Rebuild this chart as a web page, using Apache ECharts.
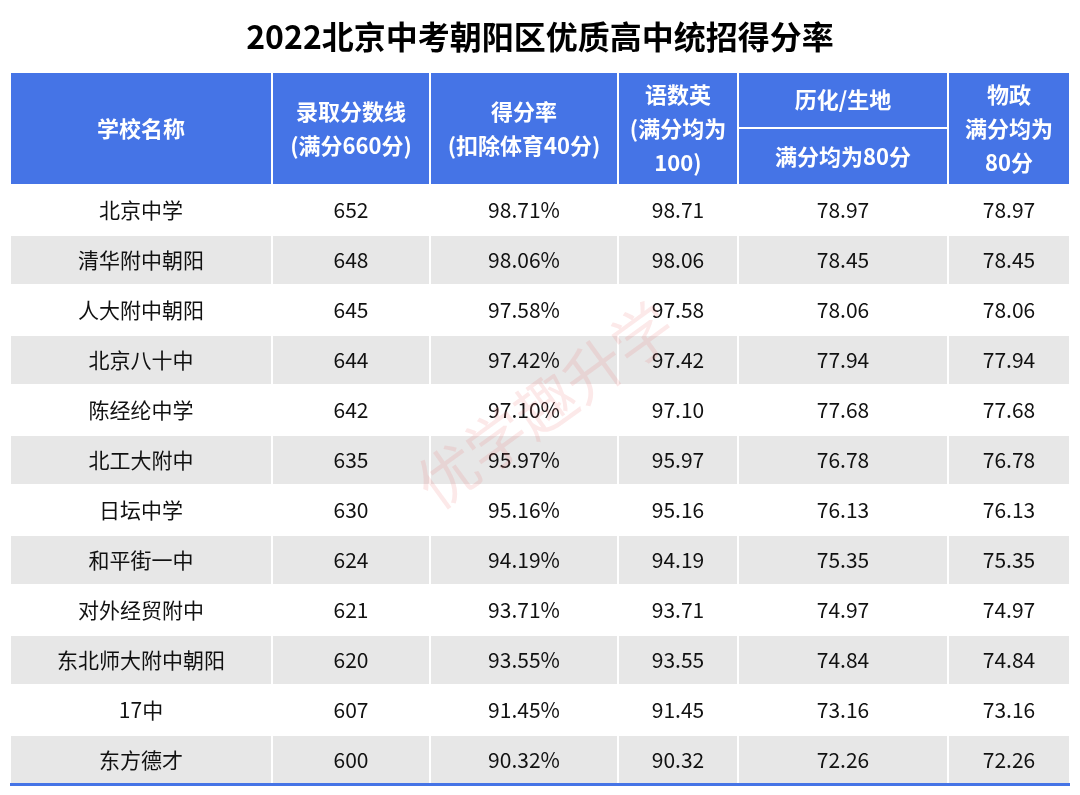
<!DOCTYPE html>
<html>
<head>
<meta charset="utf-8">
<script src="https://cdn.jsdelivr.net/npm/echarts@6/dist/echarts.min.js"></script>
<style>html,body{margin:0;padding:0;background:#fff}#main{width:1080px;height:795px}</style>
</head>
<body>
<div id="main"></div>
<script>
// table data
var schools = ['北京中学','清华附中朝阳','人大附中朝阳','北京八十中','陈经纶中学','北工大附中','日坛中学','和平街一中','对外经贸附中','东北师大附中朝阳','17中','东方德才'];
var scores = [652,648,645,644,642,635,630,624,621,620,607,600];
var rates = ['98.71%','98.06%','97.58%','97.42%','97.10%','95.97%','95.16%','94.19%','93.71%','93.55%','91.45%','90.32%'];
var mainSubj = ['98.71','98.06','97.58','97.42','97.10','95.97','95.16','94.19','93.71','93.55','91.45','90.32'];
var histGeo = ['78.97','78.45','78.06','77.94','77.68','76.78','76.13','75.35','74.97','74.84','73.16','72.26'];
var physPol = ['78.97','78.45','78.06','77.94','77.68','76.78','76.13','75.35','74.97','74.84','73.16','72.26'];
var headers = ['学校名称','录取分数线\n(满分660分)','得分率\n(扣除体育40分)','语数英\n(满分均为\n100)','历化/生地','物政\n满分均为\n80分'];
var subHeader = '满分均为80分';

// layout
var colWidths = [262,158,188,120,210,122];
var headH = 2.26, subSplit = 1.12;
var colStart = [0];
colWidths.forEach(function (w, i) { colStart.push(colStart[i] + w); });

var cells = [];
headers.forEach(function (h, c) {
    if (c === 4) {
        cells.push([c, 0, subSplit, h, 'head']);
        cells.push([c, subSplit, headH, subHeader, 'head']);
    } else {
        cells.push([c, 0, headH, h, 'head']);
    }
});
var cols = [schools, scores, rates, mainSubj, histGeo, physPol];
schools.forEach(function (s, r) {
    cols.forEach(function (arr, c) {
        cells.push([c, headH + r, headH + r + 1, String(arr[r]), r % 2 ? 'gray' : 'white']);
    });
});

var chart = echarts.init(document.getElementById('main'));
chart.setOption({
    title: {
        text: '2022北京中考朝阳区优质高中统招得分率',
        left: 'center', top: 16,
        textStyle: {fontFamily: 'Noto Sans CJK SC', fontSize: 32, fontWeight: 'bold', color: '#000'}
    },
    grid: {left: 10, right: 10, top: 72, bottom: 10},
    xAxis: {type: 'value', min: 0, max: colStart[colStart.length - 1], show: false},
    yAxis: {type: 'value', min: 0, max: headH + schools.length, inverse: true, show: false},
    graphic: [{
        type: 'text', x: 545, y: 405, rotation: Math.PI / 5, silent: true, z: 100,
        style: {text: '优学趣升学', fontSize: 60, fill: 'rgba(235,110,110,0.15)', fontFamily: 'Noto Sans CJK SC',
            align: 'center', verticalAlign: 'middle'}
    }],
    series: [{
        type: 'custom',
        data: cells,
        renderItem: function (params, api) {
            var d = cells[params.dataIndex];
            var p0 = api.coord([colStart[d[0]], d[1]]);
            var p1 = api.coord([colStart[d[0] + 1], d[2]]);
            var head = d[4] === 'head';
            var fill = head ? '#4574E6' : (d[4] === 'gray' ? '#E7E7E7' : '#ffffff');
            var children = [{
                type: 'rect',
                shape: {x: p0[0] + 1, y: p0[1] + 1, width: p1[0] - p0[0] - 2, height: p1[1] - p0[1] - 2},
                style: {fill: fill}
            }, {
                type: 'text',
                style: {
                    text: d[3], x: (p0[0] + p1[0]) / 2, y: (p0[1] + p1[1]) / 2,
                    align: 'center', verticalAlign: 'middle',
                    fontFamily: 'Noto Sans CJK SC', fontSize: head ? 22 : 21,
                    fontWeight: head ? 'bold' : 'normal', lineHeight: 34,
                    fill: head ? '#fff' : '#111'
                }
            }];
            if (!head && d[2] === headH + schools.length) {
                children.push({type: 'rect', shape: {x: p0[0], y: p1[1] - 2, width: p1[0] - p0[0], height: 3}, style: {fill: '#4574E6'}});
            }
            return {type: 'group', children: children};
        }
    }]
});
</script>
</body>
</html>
..........
— Written problem —
Exclude the images and reproduce the remaining data exactly.

— Exercise response —
Rebuild this chart as a web page, using Apache ECharts.
<!DOCTYPE html>
<html>
<head>
<meta charset="utf-8">
<script src="https://cdn.jsdelivr.net/npm/echarts@6/dist/echarts.min.js"></script>
<style>html,body{margin:0;padding:0;background:#fff}#main{width:1080px;height:795px}</style>
</head>
<body>
<div id="main"></div>
<script>
// table data
var schools = ['北京中学','清华附中朝阳','人大附中朝阳','北京八十中','陈经纶中学','北工大附中','日坛中学','和平街一中','对外经贸附中','东北师大附中朝阳','17中','东方德才'];
var scores = [652,648,645,644,642,635,630,624,621,620,607,600];
var rates = ['98.71%','98.06%','97.58%','97.42%','97.10%','95.97%','95.16%','94.19%','93.71%','93.55%','91.45%','90.32%'];
var mainSubj = ['98.71','98.06','97.58','97.42','97.10','95.97','95.16','94.19','93.71','93.55','91.45','90.32'];
var histGeo = ['78.97','78.45','78.06','77.94','77.68','76.78','76.13','75.35','74.97','74.84','73.16','72.26'];
var physPol = ['78.97','78.45','78.06','77.94','77.68','76.78','76.13','75.35','74.97','74.84','73.16','72.26'];
var headers = ['学校名称','录取分数线\n(满分660分)','得分率\n(扣除体育40分)','语数英\n(满分均为\n100)','历化/生地','物政\n满分均为\n80分'];
var subHeader = '满分均为80分';

// layout
var colWidths = [262,158,188,120,210,122];
var headH = 2.26, subSplit = 1.12;
var colStart = [0];
colWidths.forEach(function (w, i) { colStart.push(colStart[i] + w); });

var cells = [];
headers.forEach(function (h, c) {
    if (c === 4) {
        cells.push([c, 0, subSplit, h, 'head']);
        cells.push([c, subSplit, headH, subHeader, 'head']);
    } else {
        cells.push([c, 0, headH, h, 'head']);
    }
});
var cols = [schools, scores, rates, mainSubj, histGeo, physPol];
schools.forEach(function (s, r) {
    cols.forEach(function (arr, c) {
        cells.push([c, headH + r, headH + r + 1, String(arr[r]), r % 2 ? 'gray' : 'white']);
    });
});

var chart = echarts.init(document.getElementById('main'));
chart.setOption({
    title: {
        text: '2022北京中考朝阳区优质高中统招得分率',
        left: 'center', top: 16,
        textStyle: {fontFamily: 'Noto Sans CJK SC', fontSize: 32, fontWeight: 'bold', color: '#000'}
    },
    grid: {left: 10, right: 10, top: 72, bottom: 10},
    xAxis: {type: 'value', min: 0, max: colStart[colStart.length - 1], show: false},
    yAxis: {type: 'value', min: 0, max: headH + schools.length, inverse: true, show: false},
    graphic: [{
        type: 'text', x: 545, y: 405, rotation: Math.PI / 5, silent: true, z: 100,
        style: {text: '优学趣升学', fontSize: 60, fill: 'rgba(235,110,110,0.15)', fontFamily: 'Noto Sans CJK SC',
            align: 'center', verticalAlign: 'middle'}
    }],
    series: [{
        type: 'custom',
        data: cells,
        renderItem: function (params, api) {
            var d = cells[params.dataIndex];
            var p0 = api.coord([colStart[d[0]], d[1]]);
            var p1 = api.coord([colStart[d[0] + 1], d[2]]);
            var head = d[4] === 'head';
            var fill = head ? '#4574E6' : (d[4] === 'gray' ? '#E7E7E7' : '#ffffff');
            var children = [{
                type: 'rect',
                shape: {x: p0[0] + 1, y: p0[1] + 1, width: p1[0] - p0[0] - 2, height: p1[1] - p0[1] - 2},
                style: {fill: fill}
            }, {
                type: 'text',
                style: {
                    text: d[3], x: (p0[0] + p1[0]) / 2, y: (p0[1] + p1[1]) / 2,
                    align: 'center', verticalAlign: 'middle',
                    fontFamily: 'Noto Sans CJK SC', fontSize: head ? 22 : 21,
                    fontWeight: head ? 'bold' : 'normal', lineHeight: 34,
                    fill: head ? '#fff' : '#111'
                }
            }];
            if (!head && d[2] === headH + schools.length) {
                children.push({type: 'rect', shape: {x: p0[0], y: p1[1] - 2, width: p1[0] - p0[0], height: 3}, style: {fill: '#4574E6'}});
            }
            return {type: 'group', children: children};
        }
    }]
});
</script>
</body>
</html>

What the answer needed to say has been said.